▼▼▼

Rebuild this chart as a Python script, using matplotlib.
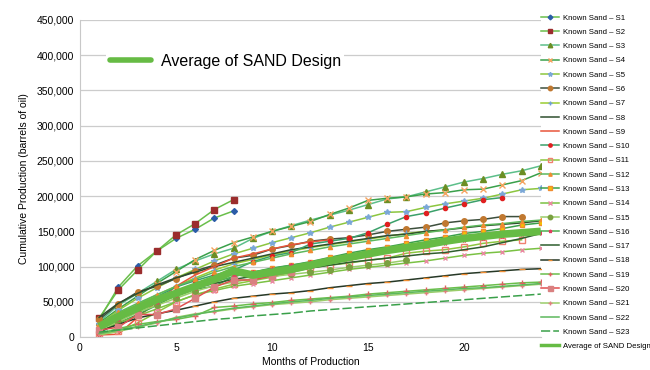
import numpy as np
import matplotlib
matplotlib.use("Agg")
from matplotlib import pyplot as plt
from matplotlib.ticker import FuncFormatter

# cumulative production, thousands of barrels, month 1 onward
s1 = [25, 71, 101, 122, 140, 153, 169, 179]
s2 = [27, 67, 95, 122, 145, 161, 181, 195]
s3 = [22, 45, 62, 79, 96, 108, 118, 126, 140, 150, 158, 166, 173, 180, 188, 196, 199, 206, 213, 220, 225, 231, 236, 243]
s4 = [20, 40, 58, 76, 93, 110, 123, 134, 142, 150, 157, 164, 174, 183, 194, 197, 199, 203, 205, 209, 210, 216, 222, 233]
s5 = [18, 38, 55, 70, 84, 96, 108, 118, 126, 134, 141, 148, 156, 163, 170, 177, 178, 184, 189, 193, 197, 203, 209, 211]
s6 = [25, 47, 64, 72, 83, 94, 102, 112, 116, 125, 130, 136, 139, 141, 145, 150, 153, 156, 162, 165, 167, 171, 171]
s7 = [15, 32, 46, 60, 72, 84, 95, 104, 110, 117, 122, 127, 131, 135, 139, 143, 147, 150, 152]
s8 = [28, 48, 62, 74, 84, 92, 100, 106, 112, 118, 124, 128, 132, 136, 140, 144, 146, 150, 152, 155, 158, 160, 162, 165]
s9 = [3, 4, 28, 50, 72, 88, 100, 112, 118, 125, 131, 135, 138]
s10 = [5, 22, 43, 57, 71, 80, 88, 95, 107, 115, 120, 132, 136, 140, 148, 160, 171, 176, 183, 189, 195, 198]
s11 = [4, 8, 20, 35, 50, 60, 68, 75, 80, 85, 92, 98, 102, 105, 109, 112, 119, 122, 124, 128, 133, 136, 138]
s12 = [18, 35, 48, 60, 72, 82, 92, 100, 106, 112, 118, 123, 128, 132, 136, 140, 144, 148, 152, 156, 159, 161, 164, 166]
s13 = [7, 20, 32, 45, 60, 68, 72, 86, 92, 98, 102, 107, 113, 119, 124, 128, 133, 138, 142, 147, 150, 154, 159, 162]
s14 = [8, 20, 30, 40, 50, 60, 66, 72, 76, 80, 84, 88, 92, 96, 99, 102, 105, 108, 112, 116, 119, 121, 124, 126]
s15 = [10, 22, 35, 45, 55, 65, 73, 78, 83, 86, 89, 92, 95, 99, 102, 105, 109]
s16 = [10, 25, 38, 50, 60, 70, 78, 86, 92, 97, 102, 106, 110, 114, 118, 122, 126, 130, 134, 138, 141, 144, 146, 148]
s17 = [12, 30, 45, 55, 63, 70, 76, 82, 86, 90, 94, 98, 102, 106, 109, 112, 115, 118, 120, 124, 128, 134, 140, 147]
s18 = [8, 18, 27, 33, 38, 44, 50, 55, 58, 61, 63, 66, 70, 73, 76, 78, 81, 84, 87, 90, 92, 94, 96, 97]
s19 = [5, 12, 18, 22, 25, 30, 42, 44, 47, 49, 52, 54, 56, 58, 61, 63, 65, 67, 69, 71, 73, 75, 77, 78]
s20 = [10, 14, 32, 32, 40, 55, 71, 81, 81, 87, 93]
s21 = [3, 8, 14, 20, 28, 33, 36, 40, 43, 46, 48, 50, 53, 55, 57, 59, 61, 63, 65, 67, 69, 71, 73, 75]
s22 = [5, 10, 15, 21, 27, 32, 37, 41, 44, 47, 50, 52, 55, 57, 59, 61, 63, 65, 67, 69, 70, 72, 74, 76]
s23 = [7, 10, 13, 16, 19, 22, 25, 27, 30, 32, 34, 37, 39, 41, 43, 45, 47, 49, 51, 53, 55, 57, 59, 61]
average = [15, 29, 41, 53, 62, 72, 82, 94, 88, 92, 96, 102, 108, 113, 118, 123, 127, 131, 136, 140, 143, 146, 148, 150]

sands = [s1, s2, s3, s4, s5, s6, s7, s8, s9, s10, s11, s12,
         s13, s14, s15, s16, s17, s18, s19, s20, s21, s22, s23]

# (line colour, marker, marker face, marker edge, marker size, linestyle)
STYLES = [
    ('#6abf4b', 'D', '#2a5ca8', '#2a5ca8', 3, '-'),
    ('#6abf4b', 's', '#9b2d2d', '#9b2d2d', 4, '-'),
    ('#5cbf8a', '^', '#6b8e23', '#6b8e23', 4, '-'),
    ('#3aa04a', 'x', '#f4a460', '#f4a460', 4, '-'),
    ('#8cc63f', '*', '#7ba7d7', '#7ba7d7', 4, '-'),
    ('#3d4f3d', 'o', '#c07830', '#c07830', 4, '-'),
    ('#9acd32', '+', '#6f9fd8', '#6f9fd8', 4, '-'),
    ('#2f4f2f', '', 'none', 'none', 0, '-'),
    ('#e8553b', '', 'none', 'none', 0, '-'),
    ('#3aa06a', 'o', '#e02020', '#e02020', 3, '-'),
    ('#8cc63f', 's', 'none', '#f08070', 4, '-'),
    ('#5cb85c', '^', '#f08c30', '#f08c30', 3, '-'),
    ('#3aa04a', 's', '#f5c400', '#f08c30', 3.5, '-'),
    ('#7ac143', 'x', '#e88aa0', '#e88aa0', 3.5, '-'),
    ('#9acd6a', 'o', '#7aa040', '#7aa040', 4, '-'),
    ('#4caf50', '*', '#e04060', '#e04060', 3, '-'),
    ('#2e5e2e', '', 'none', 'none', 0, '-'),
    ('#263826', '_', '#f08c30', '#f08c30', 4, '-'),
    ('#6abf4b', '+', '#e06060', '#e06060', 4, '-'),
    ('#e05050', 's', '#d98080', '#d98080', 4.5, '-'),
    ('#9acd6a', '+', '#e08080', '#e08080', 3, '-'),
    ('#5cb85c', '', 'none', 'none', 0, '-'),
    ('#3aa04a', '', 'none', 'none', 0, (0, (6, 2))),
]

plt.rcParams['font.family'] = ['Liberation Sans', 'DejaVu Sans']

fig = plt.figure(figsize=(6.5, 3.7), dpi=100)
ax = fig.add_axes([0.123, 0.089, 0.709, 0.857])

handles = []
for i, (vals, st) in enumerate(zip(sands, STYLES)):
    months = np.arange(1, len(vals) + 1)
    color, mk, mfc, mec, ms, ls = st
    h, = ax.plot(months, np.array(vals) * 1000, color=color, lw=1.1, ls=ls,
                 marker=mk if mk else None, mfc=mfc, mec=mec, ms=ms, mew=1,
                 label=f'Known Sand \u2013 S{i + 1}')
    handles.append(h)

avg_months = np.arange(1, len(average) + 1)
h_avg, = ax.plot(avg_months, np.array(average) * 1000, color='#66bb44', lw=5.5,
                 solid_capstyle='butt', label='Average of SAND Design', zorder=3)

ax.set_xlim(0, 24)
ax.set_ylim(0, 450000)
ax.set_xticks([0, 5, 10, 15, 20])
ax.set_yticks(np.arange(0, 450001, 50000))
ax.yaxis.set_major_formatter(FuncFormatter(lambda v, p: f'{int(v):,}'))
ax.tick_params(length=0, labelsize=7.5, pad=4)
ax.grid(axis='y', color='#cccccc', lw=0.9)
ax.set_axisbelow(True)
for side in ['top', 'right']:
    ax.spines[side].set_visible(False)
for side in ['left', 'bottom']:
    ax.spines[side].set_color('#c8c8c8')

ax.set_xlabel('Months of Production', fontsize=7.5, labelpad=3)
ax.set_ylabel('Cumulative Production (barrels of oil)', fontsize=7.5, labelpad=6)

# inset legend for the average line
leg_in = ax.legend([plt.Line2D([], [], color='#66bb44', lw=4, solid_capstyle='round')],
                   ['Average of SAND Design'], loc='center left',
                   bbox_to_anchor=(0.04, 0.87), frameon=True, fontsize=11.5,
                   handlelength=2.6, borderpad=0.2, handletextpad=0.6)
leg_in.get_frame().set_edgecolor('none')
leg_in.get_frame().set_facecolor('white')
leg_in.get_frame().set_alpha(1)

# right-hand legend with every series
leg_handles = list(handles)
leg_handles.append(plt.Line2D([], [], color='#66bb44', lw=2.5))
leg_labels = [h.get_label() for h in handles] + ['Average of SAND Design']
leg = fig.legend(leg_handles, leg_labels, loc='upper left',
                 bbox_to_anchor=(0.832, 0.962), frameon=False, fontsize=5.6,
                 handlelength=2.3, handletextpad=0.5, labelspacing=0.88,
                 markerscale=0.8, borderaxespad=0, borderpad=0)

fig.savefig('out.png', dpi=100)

▲▲▲

◆ Task objective
With all pictures left out, please transcribe exactly the lines from the start of the material through the line with "from matplotlib.ticker import FuncFormatter".

◆ Answer to this task
Rebuild this chart as a Python script, using matplotlib.
import numpy as np
import matplotlib
matplotlib.use("Agg")
from matplotlib import pyplot as plt
from matplotlib.ticker import FuncFormatter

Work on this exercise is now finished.